▶ **Given data**
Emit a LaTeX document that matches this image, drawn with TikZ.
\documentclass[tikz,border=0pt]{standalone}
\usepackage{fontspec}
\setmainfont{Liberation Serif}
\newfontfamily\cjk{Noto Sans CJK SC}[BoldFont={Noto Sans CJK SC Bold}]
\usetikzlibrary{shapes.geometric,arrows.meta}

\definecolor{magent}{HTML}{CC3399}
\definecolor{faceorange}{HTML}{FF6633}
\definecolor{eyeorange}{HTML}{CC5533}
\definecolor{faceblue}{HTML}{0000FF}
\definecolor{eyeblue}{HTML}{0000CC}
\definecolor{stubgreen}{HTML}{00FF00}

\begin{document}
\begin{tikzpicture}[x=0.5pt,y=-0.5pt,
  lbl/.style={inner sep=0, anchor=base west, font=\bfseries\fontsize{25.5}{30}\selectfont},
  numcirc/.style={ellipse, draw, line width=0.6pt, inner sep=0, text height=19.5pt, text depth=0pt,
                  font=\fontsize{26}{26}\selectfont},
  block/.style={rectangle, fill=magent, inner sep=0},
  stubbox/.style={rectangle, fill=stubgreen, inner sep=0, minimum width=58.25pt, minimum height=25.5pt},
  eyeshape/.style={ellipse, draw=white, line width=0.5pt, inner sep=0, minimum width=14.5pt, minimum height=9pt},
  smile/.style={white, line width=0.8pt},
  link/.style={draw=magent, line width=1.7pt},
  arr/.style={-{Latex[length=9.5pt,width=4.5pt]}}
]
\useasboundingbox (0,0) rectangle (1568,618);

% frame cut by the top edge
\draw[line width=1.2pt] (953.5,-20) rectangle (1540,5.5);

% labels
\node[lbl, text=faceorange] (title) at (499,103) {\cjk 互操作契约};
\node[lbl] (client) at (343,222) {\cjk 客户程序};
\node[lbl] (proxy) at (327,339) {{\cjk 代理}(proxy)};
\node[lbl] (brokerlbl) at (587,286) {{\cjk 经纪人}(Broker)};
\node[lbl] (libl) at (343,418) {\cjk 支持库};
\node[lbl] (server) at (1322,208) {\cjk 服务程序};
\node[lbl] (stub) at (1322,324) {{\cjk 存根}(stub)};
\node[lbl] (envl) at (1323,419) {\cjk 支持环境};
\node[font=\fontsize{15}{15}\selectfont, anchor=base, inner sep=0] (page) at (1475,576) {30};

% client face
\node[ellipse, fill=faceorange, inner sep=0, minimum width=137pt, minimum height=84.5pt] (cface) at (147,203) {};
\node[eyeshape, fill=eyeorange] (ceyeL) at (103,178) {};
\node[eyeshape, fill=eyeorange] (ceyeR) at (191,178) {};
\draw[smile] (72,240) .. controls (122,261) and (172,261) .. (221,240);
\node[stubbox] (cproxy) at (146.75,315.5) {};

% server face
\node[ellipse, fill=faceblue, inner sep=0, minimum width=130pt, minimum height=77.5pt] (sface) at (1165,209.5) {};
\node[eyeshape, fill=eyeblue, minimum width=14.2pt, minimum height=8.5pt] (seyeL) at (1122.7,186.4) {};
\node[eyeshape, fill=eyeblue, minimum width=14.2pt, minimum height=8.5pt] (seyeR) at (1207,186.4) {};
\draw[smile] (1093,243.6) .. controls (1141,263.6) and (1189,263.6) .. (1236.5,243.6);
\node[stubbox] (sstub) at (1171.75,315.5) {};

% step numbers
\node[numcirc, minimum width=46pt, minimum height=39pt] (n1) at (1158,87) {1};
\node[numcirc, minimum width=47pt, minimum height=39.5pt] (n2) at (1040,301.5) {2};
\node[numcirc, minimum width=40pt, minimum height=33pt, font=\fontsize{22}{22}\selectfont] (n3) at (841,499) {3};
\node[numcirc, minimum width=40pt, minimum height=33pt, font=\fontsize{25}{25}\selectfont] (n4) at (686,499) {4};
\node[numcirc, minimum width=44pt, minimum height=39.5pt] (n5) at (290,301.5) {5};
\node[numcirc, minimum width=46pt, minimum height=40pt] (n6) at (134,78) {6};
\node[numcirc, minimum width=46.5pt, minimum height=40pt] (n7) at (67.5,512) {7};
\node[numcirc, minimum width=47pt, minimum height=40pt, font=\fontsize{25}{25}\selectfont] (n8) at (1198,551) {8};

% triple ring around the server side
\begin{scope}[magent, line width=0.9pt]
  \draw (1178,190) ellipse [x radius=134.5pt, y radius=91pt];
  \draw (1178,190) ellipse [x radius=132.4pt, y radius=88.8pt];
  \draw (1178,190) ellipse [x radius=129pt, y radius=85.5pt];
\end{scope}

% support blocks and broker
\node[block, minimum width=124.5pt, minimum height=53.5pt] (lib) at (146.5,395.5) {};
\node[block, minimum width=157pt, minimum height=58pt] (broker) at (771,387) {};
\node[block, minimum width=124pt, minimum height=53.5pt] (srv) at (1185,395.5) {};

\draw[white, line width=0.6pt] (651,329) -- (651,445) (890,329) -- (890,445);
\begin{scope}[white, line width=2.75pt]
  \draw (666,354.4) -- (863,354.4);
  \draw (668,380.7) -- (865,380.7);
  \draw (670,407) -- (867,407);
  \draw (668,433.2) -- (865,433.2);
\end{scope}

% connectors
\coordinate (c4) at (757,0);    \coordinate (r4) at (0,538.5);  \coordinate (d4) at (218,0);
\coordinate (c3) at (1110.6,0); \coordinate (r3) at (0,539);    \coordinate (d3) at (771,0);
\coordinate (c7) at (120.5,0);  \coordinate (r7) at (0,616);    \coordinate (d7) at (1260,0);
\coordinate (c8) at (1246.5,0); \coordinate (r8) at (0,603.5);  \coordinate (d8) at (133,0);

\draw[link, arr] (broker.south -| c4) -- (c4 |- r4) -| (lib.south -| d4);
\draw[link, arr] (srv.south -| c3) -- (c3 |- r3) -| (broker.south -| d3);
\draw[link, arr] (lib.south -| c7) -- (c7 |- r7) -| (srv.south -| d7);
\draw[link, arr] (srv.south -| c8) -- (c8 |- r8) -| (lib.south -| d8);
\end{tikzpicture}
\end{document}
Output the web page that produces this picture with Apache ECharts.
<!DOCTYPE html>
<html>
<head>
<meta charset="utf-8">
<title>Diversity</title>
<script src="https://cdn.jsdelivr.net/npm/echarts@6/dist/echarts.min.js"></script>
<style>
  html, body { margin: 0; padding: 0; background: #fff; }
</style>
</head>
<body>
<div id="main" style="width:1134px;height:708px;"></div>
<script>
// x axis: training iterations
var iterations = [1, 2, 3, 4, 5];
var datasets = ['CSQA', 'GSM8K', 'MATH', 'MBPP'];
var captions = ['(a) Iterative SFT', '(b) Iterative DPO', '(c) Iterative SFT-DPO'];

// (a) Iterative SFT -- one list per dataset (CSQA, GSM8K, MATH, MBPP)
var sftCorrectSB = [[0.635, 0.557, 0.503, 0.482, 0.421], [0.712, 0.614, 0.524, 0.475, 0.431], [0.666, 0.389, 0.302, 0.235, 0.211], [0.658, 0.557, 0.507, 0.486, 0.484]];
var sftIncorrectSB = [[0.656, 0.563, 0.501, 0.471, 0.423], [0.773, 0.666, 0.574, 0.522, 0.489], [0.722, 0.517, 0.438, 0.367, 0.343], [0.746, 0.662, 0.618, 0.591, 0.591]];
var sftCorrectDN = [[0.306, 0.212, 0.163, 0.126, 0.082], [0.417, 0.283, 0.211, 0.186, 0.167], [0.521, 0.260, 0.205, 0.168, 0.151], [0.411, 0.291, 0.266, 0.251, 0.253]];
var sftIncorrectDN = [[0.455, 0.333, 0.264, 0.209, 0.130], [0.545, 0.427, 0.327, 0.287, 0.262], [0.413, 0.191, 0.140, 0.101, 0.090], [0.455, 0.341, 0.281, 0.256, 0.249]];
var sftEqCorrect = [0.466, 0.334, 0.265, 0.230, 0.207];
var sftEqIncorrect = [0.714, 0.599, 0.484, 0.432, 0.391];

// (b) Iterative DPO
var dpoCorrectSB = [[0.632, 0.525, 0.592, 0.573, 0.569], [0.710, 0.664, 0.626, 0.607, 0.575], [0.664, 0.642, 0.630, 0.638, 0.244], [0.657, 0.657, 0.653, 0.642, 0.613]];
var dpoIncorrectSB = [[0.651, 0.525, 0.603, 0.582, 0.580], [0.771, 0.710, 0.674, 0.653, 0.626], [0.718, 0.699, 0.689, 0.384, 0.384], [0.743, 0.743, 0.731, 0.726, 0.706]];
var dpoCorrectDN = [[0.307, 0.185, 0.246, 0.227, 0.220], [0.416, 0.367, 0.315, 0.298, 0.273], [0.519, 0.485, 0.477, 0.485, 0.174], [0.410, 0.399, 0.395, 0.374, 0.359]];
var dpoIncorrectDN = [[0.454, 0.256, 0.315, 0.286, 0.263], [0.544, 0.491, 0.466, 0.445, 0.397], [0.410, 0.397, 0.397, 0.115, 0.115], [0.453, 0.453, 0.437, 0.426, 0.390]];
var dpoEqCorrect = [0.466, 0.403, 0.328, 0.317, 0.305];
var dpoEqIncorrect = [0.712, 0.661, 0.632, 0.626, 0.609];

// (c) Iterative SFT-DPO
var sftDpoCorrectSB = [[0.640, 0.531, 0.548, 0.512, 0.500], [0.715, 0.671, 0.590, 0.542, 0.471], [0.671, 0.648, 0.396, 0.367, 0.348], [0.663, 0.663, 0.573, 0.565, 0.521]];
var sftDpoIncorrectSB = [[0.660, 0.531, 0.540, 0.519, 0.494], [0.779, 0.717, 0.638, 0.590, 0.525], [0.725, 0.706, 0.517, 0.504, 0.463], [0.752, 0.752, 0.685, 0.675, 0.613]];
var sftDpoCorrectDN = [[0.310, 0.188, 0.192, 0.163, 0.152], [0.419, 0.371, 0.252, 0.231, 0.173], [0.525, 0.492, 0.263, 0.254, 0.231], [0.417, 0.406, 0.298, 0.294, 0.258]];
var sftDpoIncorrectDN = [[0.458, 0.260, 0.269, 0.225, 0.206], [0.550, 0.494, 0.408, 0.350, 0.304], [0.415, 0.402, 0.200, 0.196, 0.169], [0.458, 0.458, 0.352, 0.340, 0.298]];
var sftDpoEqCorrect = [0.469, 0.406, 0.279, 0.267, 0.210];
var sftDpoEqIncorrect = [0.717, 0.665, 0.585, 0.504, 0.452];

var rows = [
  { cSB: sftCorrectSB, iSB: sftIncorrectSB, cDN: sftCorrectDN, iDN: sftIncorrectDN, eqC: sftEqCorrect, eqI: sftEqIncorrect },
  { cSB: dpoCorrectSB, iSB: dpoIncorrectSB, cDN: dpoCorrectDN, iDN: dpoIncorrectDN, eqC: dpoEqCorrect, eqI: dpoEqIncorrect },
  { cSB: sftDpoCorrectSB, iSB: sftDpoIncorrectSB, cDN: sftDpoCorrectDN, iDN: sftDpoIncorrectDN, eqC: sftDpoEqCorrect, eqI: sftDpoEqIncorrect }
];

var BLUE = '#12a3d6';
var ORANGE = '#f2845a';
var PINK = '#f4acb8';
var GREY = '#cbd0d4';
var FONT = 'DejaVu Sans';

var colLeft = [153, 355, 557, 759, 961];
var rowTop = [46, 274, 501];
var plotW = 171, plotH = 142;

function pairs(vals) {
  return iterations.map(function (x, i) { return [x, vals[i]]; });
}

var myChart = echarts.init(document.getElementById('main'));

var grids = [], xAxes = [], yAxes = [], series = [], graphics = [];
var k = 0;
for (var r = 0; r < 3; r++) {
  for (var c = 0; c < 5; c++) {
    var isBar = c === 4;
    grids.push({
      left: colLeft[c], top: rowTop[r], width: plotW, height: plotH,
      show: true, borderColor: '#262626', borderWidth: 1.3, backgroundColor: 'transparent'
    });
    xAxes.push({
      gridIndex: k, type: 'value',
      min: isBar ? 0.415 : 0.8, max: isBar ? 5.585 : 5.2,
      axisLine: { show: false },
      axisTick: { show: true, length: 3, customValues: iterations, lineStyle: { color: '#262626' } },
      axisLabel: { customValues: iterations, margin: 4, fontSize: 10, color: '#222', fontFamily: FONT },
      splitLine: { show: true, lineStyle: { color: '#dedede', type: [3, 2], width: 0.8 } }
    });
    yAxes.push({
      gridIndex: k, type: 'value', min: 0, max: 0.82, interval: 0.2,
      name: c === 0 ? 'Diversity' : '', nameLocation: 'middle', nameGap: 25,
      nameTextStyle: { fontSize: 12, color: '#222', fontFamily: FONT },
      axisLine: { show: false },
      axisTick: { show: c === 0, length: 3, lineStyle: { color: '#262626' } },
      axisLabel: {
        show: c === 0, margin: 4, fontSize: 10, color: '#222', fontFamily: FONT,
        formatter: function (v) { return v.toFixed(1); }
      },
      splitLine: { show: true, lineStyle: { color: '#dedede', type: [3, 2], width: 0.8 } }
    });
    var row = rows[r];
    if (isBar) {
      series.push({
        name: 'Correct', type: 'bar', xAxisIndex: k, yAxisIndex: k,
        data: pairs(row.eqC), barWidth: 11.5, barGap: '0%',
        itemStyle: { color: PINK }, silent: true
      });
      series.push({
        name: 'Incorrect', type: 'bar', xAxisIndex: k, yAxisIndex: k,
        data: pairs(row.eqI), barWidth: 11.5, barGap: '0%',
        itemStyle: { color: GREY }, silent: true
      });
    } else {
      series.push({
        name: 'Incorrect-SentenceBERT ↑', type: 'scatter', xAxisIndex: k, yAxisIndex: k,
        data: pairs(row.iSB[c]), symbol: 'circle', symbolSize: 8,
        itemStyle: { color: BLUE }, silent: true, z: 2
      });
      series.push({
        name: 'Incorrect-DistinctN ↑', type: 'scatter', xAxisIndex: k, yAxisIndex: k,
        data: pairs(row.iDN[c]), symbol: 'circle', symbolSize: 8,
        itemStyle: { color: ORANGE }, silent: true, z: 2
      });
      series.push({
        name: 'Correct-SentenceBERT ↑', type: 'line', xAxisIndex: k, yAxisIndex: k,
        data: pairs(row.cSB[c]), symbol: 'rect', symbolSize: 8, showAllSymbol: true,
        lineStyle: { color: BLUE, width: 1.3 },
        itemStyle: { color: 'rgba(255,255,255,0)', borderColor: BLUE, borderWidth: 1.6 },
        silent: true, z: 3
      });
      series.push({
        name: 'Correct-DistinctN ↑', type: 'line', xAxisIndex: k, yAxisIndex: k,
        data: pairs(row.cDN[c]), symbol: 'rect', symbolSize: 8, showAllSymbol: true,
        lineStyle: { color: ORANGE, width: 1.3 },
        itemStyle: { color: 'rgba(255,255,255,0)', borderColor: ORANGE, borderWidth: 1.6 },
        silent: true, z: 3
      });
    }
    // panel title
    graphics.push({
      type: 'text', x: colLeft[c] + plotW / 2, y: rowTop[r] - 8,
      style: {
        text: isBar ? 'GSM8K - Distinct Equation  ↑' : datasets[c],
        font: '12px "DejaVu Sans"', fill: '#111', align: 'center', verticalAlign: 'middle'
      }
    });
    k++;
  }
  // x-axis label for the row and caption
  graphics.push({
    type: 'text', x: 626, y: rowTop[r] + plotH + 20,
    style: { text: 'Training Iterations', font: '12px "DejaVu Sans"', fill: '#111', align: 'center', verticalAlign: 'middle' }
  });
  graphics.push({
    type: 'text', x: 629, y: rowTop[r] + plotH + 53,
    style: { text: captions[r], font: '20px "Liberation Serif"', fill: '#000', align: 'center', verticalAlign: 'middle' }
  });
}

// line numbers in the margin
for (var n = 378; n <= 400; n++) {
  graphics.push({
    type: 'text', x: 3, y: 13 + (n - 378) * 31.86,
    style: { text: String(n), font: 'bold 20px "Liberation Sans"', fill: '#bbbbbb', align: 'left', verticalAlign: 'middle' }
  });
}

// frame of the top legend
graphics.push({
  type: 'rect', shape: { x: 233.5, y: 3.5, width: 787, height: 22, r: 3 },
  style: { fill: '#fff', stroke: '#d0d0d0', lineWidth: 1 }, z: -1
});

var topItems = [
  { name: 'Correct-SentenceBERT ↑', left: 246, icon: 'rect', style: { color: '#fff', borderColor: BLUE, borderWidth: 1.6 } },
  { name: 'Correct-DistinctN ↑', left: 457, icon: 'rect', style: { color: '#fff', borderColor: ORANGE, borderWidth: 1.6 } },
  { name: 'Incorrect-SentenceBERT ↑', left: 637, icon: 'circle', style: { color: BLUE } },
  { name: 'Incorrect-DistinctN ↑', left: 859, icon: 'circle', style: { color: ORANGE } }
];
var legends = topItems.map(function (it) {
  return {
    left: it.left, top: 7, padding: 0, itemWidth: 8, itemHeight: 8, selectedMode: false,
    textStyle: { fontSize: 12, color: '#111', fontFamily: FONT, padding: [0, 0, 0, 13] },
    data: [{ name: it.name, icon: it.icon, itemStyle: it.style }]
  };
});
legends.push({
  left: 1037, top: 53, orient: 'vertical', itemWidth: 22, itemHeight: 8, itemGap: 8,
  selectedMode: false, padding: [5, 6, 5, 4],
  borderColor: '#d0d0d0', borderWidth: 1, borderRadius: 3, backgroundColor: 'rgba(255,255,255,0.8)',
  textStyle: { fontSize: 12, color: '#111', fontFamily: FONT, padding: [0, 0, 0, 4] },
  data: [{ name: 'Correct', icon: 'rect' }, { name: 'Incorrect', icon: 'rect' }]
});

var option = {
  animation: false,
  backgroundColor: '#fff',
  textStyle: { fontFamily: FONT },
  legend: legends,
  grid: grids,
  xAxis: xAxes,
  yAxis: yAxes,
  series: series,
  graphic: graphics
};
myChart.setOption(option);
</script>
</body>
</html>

▶ **Instruction**
Within the listing above, locate the line containing "Output the web" and the line containing "var captions = ['(a)". Reproduce those two lines and all lines between them exactly, with nothing added.

▶ **Exercise result**
Output the web page that produces this picture with Apache ECharts.
<!DOCTYPE html>
<html>
<head>
<meta charset="utf-8">
<title>Diversity</title>
<script src="https://cdn.jsdelivr.net/npm/echarts@6/dist/echarts.min.js"></script>
<style>
  html, body { margin: 0; padding: 0; background: #fff; }
</style>
</head>
<body>
<div id="main" style="width:1134px;height:708px;"></div>
<script>
// x axis: training iterations
var iterations = [1, 2, 3, 4, 5];
var datasets = ['CSQA', 'GSM8K', 'MATH', 'MBPP'];
var captions = ['(a) Iterative SFT', '(b) Iterative DPO', '(c) Iterative SFT-DPO'];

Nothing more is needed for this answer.